How the parts fit together
NOTE: While the model has changed for all Platform tiers, most features are exclusive to Platform Enterprise. More is explained below the bullet points.

  • There is no longer such a thing as a secondary account. The first account in an organization is considered the primary account (and defaults to the name “Primary”, although you can change the name). All other accounts in an organization are just accounts. The name ‘secondary’ is gone.
  • The objectives addressed by the secondary accounts mechanism are now solved by creating additional accounts in an organization. Use each account in an organization to separate clients, projects, etc.
  • Any number of users can access the same account. Accounts are no longer associated with a single email address.
  • Users can be granted access to multiple accounts. Those accounts don’t even need to be in the same organization!
  • Users are members of any organization in which they have been granted access to an account.
  • Owners of one organization can have the User or Admin roles in other organizations. Just one limitation: a person can only have the Owner role in one organization.

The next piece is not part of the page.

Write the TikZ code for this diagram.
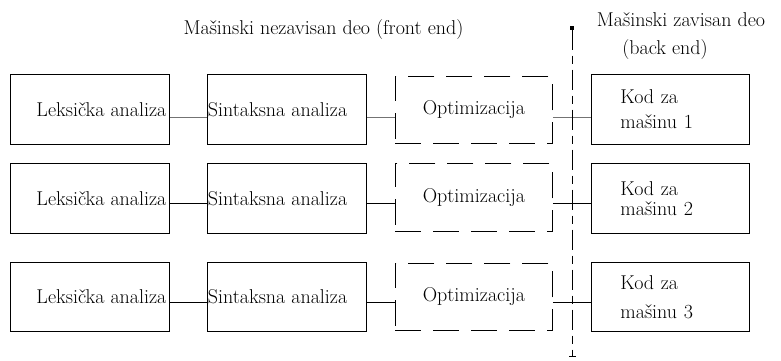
\documentclass[tikz,border=0pt]{standalone}
\usetikzlibrary{arrows.meta}
\begin{document}
\begin{tikzpicture}[x=1pt,y=-1pt,
  font=\fontsize{20}{24}\selectfont,
  box/.style={draw, line width=0.8pt, inner sep=0pt, minimum width=159pt, minimum height=70pt, anchor=north west},
  dbox/.style={draw, line width=0.8pt, dash pattern=on 26pt off 12pt, inner sep=0pt, minimum width=157pt, minimum height=67pt, anchor=north west},
  kbox/.style={draw, line width=0.8pt, inner sep=0pt, minimum width=158pt, minimum height=70pt, text width=158pt, align=left, anchor=north west},
  conn/.style={line width=0.8pt},
  conn1/.style={line width=0.8pt, draw=black!55},
  sep/.style={line width=0.8pt, dash pattern=on 20pt off 6pt on 8pt off 6pt, {Square[length=4pt,width=4pt]}-{Bar[width=7pt,line width=0.8pt]}}]
\useasboundingbox (0,0) rectangle (781,360);
\newcommand{\lextxt}{\makebox[159pt][r]{Leksička analiza\hspace*{3pt}}}
\newcommand{\sintxt}{\makebox[159pt][l]{\hspace*{0.5pt}Sintaksna analiza}}
% titles
\node (t1) at (323.5,30) {Mašinski nezavisan deo (front end)};
\node (t2) at (681,20) {Mašinski zavisan deo};
\node (t3) at (665,50) {(back end)};
% row 1
\node[box]  (lex1) at (10,74)  {\lextxt};
\node[box]  (sin1) at (207,74) {\sintxt};
\node[dbox] (opt1) at (395,76) {Optimizacija};
\node[kbox] (kod1) at (591,74) {\hspace*{29pt}Kod za\\[1pt]\hspace*{29pt}mašinu 1};
% row 2
\node[box]  (lex2) at (10,163)  {\lextxt};
\node[box]  (sin2) at (207,163) {\sintxt};
\node[dbox, minimum height=68pt] (opt2) at (395,163) {Optimizacija};
\node[kbox] (kod2) at (591,163) {\hspace*{29pt}Kod za\\[-4pt]\hspace*{29pt}mašinu 2};
% row 3
\node[box, minimum height=69pt]  (lex3) at (10,262)  {\lextxt};
\node[box, minimum height=69pt]  (sin3) at (207,262) {\sintxt};
\node[dbox] (opt3) at (395,263) {Optimizacija};
\node[kbox, minimum height=69pt] (kod3) at (591,262) {\hspace*{29pt}Kod za\\[5pt]\hspace*{29pt}mašinu 3};
% connectors
\draw[conn1] ([yshift=-8pt]lex1.east) -- ([yshift=-8pt]lex1.east -| sin1.west);
\draw[conn1] ([yshift=-8pt]lex1.east -| sin1.east) -- ([yshift=-8pt]lex1.east -| opt1.west);
\draw[conn1] ([yshift=-8pt]lex1.east -| opt1.east) -- ([yshift=-8pt]lex1.east -| kod1.west);
\draw[conn] ([yshift=-5pt]lex2.east) -- ([yshift=-5pt]lex2.east -| sin2.west);
\draw[conn] ([yshift=-5pt]lex2.east -| sin2.east) -- ([yshift=-5pt]lex2.east -| opt2.west);
\draw[conn] ([yshift=-5pt]lex2.east -| opt2.east) -- ([yshift=-5pt]lex2.east -| kod2.west);
\draw[conn] ([yshift=-5.5pt]lex3.east) -- ([yshift=-5.5pt]lex3.east -| sin3.west);
\draw[conn] ([yshift=-5.5pt]lex3.east -| sin3.east) -- ([yshift=-5.5pt]lex3.east -| opt3.west);
\draw[conn] ([yshift=-5.5pt]lex3.east -| opt3.east) -- ([yshift=-5.5pt]lex3.east -| kod3.west);
% separator
\coordinate (vtop) at (572,26);
\coordinate (vbot) at (572,357);
\draw[sep] (vtop) -- (vbot);
\end{tikzpicture}
\end{document}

Does the above make sense? Great! Now read this if you have a Platform Essential or Premier account to see their limitations. In particular, Essential is limited to a single account with a single user, while Premier can have multiple accounts, but each is limited to a single user.

Sharing experiences
An organization owner and admins can share experiences from any account in their organization with accounts both within and outside their organization. Sharing is from account to account, not user to user. All users of an account can see the experiences shared with that account.

Loaning licenses
An organization owner and admins can loan any of their primary account’s licenses to any other account in their organization. Loaning is from account to account, not user to user.

Selecting an account in Composer
When logging into Composer, you will be asked which account you want to access. Once logged in, you can only publish to the account you selected.

Web deployment
Any account can deploy its own published experiences to the web, but cannot web-deploy experiences shared with it. If any account user makes a copy of that shared experience and publishes that copy, the copy can be web-deployed.

Deleting accounts
An organization owner and admins can delete any account other than the primary account as long as that account does not contain licenses or experiences.


Let’s stop there. Clear? Ask your questions!